Getting started on a new project...I built a double drum last year and while it worked, it really took a bunch of babysitting, and simply couldn't hold temp in the cold. This one will be built on a car hauler...other cookout stuff will be added once the smoker is up and running.
The basic plan is to build a RF unit out of a section of 24" 1/4" pipe, 78" long. The firebox will be/is 27x27 out of 1.5" square tube, or effectively 24" cubed. The space between the square tube will be insulated with 2300 degree insulation, which should help if I want to run it in the winter. There will be a warmer chamber above, also insulated, but I'm adding a closable vent between the FB and warming chamber, as well as between the FB and main cooking chamber so I can shut the main chamber down and just run the warmer without the heat loss of heating the whole 78" length in the winter or with small cooks. If this doesn't work, I'll weld the vent between the FB and warmer closed and run it traditionally.
The whole thing will sit on a skid I built out of 2" x 4" x 1/4" square tube, which will eventually be loaded and welded to the trailer.
So here's where I am now:
Trailer
Stripping it to find future mounting points
Outside of FB...rough now, but I needed to figure out where this would land for other considerations.

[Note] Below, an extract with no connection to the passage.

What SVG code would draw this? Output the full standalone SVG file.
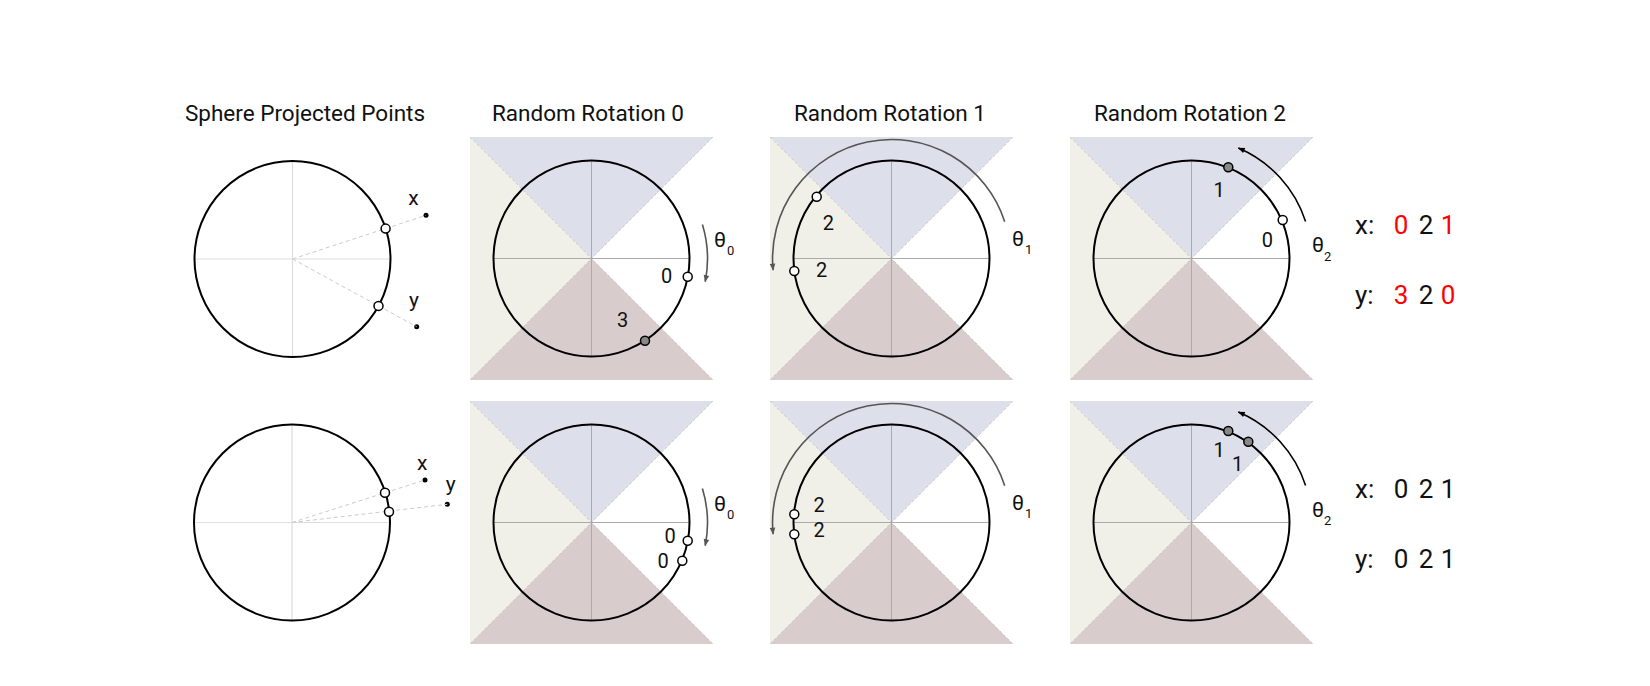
<svg xmlns="http://www.w3.org/2000/svg" xmlns:xlink="http://www.w3.org/1999/xlink" width="1650" height="686" viewBox="0 0 1650 686">
<style>
text{font-family:Roboto,"Liberation Sans",sans-serif;fill:#111}
.title{font-size:22.5px;text-anchor:middle}
.lbl{font-size:20px;text-anchor:middle}
.xy{font-size:21px;text-anchor:middle}
.th{font-size:21px}
.sub{font-size:13px}
.code{font-size:26px}
.mid{text-anchor:middle}
.red{fill:#ff0000}
.circ{fill:none;stroke:#000;stroke-width:2}
.pw{fill:#fff;stroke:#000;stroke-width:1.5}
.pg{fill:#888;stroke:#000;stroke-width:1.5}
.dash{stroke:#ccc;stroke-width:1;stroke-dasharray:4 3;fill:none}
.arcg{fill:none;stroke:#555;stroke-width:1.6}
.arck{fill:none;stroke:#000;stroke-width:1.6}
</style>
<defs>
<marker id="ahg" viewBox="0 0 10 10" refX="9" refY="5" markerWidth="9" markerHeight="7" markerUnits="userSpaceOnUse" orient="auto"><path d="M0,1 L10,5 L0,9 z" fill="#555"/></marker>
<marker id="ahk" viewBox="0 0 10 10" refX="9" refY="5" markerWidth="9" markerHeight="7" markerUnits="userSpaceOnUse" orient="auto"><path d="M0,1 L10,5 L0,9 z" fill="#000"/></marker>
<g id="quad">
<polygon points="-121.5,-121.5 121.5,-121.5 0,0" fill="#dde0ea"/>
<polygon points="-121.5,-121.5 0,0 -121.5,121.5" fill="#f0f0e8"/>
<polygon points="-121.5,121.5 0,0 121.5,121.5" fill="#d9cccc"/>
<path d="M-121.5,-121.5 L121.5,121.5 M121.5,-121.5 L-121.5,121.5" stroke="#c4c4c4" stroke-width="0.8" stroke-dasharray="3 2" fill="none"/>
<path d="M-98,0 H98 M0,-98 V98" stroke="#aaa" stroke-width="1" fill="none"/>
<circle r="98" class="circ"/>
</g>
<g id="sph">
<path d="M-98,0 H98 M0,-98 V98" stroke="#ddd" stroke-width="1.2" fill="none"/>
<circle r="98" class="circ"/>
</g>
</defs>
<rect width="1650" height="686" fill="#fff"/>

<g id="titles">
<text class="title" x="305" y="121">Sphere Projected Points</text>
<text class="title" x="588" y="121">Random Rotation 0</text>
<text class="title" x="890" y="121">Random Rotation 1</text>
<text class="title" x="1190" y="121">Random Rotation 2</text>
</g>

<g id="sphere-top">
<use xlink:href="#sph" transform="translate(292.5,259)"/>
<circle cx="426" cy="215.3" r="2.5" fill="#000"/>
<circle cx="416.7" cy="326.7" r="2.5" fill="#000"/>
<text class="xy" x="413.5" y="205">x</text>
<text class="xy" x="414" y="307">y</text>
</g>

<g id="rot0-top">
<use xlink:href="#quad" transform="translate(591.5,258.5)"/>
<text class="lbl" x="666.5" y="283">0</text>
<text class="lbl" x="622.5" y="327">3</text>
<text class="th" x="714" y="247">θ</text><text class="sub" x="727" y="254.5">0</text>
</g>

<g id="rot1-top">
<use xlink:href="#quad" transform="translate(891.5,258.5)"/>
<text class="lbl" x="828.3" y="230">2</text>
<text class="lbl" x="821.5" y="276.7">2</text>
<text class="th" x="1012" y="246">θ</text><text class="sub" x="1025" y="253.5">1</text>
</g>

<g id="rot2-top">
<use xlink:href="#quad" transform="translate(1191.5,258.5)"/>
<text class="lbl" x="1219" y="196.7">1</text>
<text class="lbl" x="1267.3" y="246.7">0</text>
<text class="th" x="1312" y="252">θ</text><text class="sub" x="1324" y="260.5">2</text>
</g>

<g id="codes-top">
<text class="code" x="1355" y="234">x:</text>
<text class="code red mid" x="1401" y="234">0</text>
<text class="code mid" x="1426" y="234">2</text>
<text class="code red mid" x="1448" y="234">1</text>
<text class="code" x="1355" y="304">y:</text>
<text class="code red mid" x="1401" y="304">3</text>
<text class="code mid" x="1426" y="304">2</text>
<text class="code red mid" x="1448" y="304">0</text>
</g>

<g id="sphere-bottom">
<use xlink:href="#sph" transform="translate(292,522.5)"/>
<circle cx="425" cy="480" r="2.5" fill="#000"/>
<circle cx="447.3" cy="504.3" r="2.5" fill="#000"/>
<text class="xy" x="422.3" y="470">x</text>
<text class="xy" x="450.8" y="491">y</text>
</g>

<g id="rot0-bottom">
<use xlink:href="#quad" transform="translate(591.5,522.5)"/>
<text class="lbl" x="670" y="543.3">0</text>
<text class="lbl" x="663" y="567.7">0</text>
<text class="th" x="714" y="511">θ</text><text class="sub" x="727" y="518.5">0</text>
</g>

<g id="rot1-bottom">
<use xlink:href="#quad" transform="translate(891.5,522.5)"/>
<text class="lbl" x="819" y="511.7">2</text>
<text class="lbl" x="819" y="536.7">2</text>
<text class="th" x="1012" y="510">θ</text><text class="sub" x="1025" y="517.5">1</text>
</g>

<g id="rot2-bottom">
<use xlink:href="#quad" transform="translate(1191.5,522.5)"/>
<text class="lbl" x="1219" y="456.7">1</text>
<text class="lbl" x="1237.5" y="471">1</text>
<text class="th" x="1312" y="516.5">θ</text><text class="sub" x="1324" y="525">2</text>
</g>

<g id="codes-bottom">
<text class="code" x="1355" y="498">x:</text>
<text class="code mid" x="1401" y="498">0</text>
<text class="code mid" x="1426" y="498">2</text>
<text class="code mid" x="1448" y="498">1</text>
<text class="code" x="1355" y="568">y:</text>
<text class="code mid" x="1401" y="568">0</text>
<text class="code mid" x="1426" y="568">2</text>
<text class="code mid" x="1448" y="568">1</text>
</g>

<g id="connectors">
<path class="dash" d="M292.5,259 L426,215.3"/>
<path class="dash" d="M292.5,259 L416.7,326.7"/>
<path class="dash" d="M292,522.5 L425,480"/>
<path class="dash" d="M292,522.5 L447.3,504.3"/>
<path class="arcg" marker-end="url(#ahg)" d="M702.4,224.6 A116,116 0 0 1 705.2,281.6"/>
<path class="arcg" marker-end="url(#ahg)" d="M702.4,488.6 A116,116 0 0 1 705.2,545.6"/>
<path class="arcg" marker-end="url(#ahg)" d="M1004.7,221.7 A119,119 0 0 0 773.1,270.1"/>
<path class="arcg" marker-end="url(#ahg)" d="M1004.7,485.7 A119,119 0 0 0 773.1,534.1"/>
<path class="arck" marker-end="url(#ahk)" d="M1305.6,221.6 A120,120 0 0 0 1238.4,148"/>
<path class="arck" marker-end="url(#ahk)" d="M1305.6,485.6 A120,120 0 0 0 1238.4,412"/>
</g>

<g id="points">
<circle id="p-sx" class="pw" cx="385.6" cy="228.6" r="4.5"/>
<circle id="p-sy" class="pw" cx="378.5" cy="305.9" r="4.5"/>
<circle id="p-r0x" class="pw" cx="687.7" cy="276.7" r="4.5"/>
<circle id="p-r0y" class="pg" cx="645" cy="340.7" r="4.5"/>
<circle id="p-r1x" class="pw" cx="816.7" cy="196.7" r="4.5"/>
<circle id="p-r1y" class="pw" cx="794.3" cy="271" r="4.5"/>
<circle id="p-r2x" class="pg" cx="1228.3" cy="167.3" r="4.5"/>
<circle id="p-r2y" class="pw" cx="1282.7" cy="220" r="4.5"/>
<circle id="q-sx" class="pw" cx="385" cy="492.7" r="4.5"/>
<circle id="q-sy" class="pw" cx="389" cy="511.7" r="4.5"/>
<circle id="q-r0x" class="pw" cx="687.7" cy="540.7" r="4.5"/>
<circle id="q-r0y" class="pw" cx="682.3" cy="560.7" r="4.5"/>
<circle id="q-r1x" class="pw" cx="794.3" cy="514.3" r="4.5"/>
<circle id="q-r1y" class="pw" cx="794.3" cy="534.3" r="4.5"/>
<circle id="q-r2x" class="pg" cx="1228.3" cy="431" r="4.5"/>
<circle id="q-r2y" class="pg" cx="1248.3" cy="441.7" r="4.5"/>
</g>
</svg>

I left room to mount a blowers if I decide to add one later.
Capped the ends of the skids so I don't end up with a wasp condo...
Here's the skid...the verticals will be fish-mouthed to accept the pipe
 
This warped quite a bit as expected, but lots of clamps and running a continuous bead (read "hot") pulled it back ok
This is the top of the FB, and the vent to the warmer. Ran the rod through to hold the position.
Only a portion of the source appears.